E così capita che se un partito passa dall’essere contro l’Europa a essere a favore dell’Europa il problema non è se quella trasformazione sia stata giusta oppure no ma è se quella trasformazione sia duratura oppure no, perché, così si dice, le svolte improvvise, per quanto giuste, sono spesso svolte inaffidabili e quindi al fondo populiste. E così capita che se un Parlamento sceglie di non cedere alla propaganda di un leader in mutande desideroso di mettere la democrazia italiana al servizio del suo mojito il problema non è se il Parlamento si sia schierato dalla parte giusta della storia ma è se sia accettabile o no avere, come si dice, un Parlamento formato da voltagabbana.

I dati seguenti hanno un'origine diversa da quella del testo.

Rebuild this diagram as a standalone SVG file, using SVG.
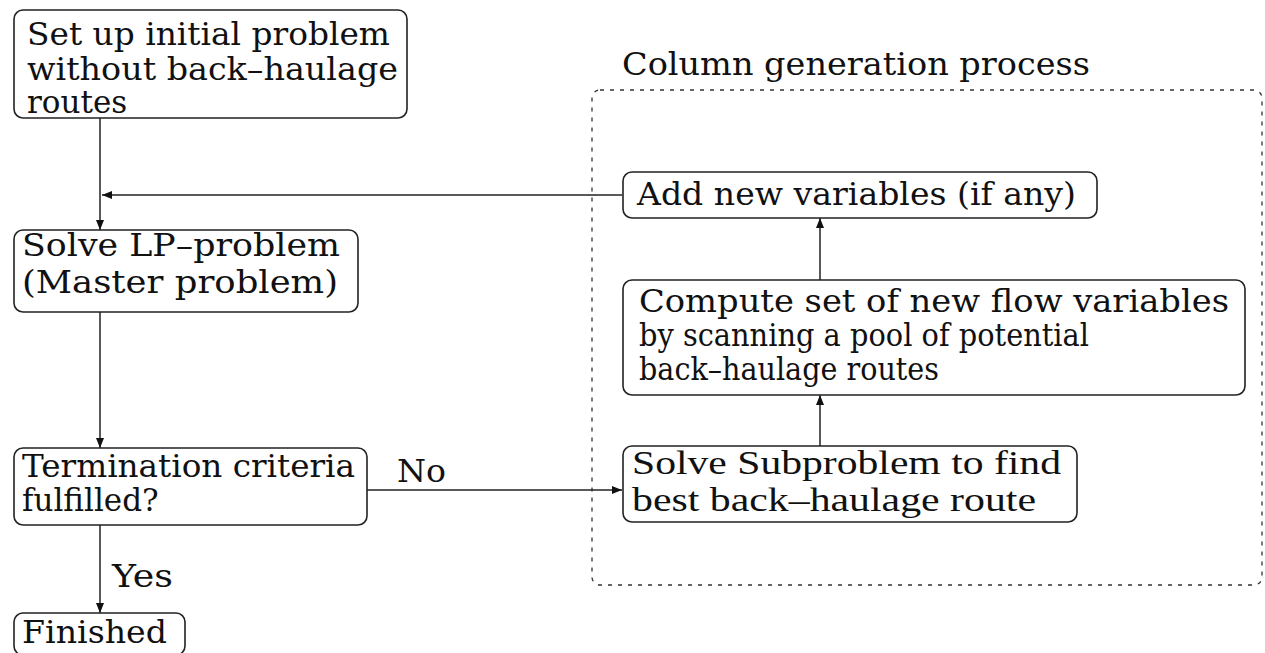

E così capita che se un governo sbagliato nato per una causa giusta costringe il leader dell’opposizione a rivedere alcune sue posizioni estremiste (è capitato e negarlo è un altro atto di bullismo anti populista) il punto non è aver dimostrato a un leader estremista che la politica dello sfascio è controproducente ma è chiedersi quanto sia opportuno combattere un leader estremista alleandosi con un partito che era prima il suo alleato. Il populismo dell’anti populismo, in nome della purezza e dei suoi ideali, tende a chiudere gli occhi di fronte alle trasformazioni del populismo – domanda: ma avere un governo europeista è meglio o no che avere un governo anti europeista? – e non si rende conto che l’alternativa del governare con un pericoloso populismo morente è ancora oggi quella di mettere il paese nelle mani di un pericoloso populismo vitale. Il populista dell’anti populismo tende insomma a vedere populisti ovunque (lì vedi quelli? Governano insieme, dunque sono tutti uguali, dunque sono tutti populisti) e spesso lo fa con l’intenzione più o meno involontaria di portare a termine un’operazione che più populista non si può: individuare, estendendone il perimetro, la grande casta del populismo e offrire agli elettori e ai lettori una qualche proposta terzista per non stare né con il modello veicolato da Salvini né con quello veicolati da coloro che sostengono il modello Conte.

 

Ma quando in un paese si manifestano alcuni pericoli concreti essere terzisti non significa essere sopra le parti ma significa già aver fatto una scelta. E la scelta in questione oggi è sempre la stessa: considerare il salvinismo di governo come un male minore da sperimentare rispetto a un anti salvinismo di governo. Negli ultimi anni l’Italia ha potuto sperimentare sulla sua pelle che il populismo è una minaccia grave per l’Italia ma in prospettiva il populismo degli anti populisti può rivelarsi un problema non del tutto minore. E a meno di non augurarsi presto un governo guidato da Salvini, e di fronte a questa domanda oggi non si può scappare: si può essere contemporaneamente nemici di Salvini e nemici di un governo che nasce anche per fermare Salvini? Per quanto quel governo possa non essere il governo dei sogni, cari amici scontenti, la risposta è no: semplicemente non si può. O di qua o di là. Non trovate?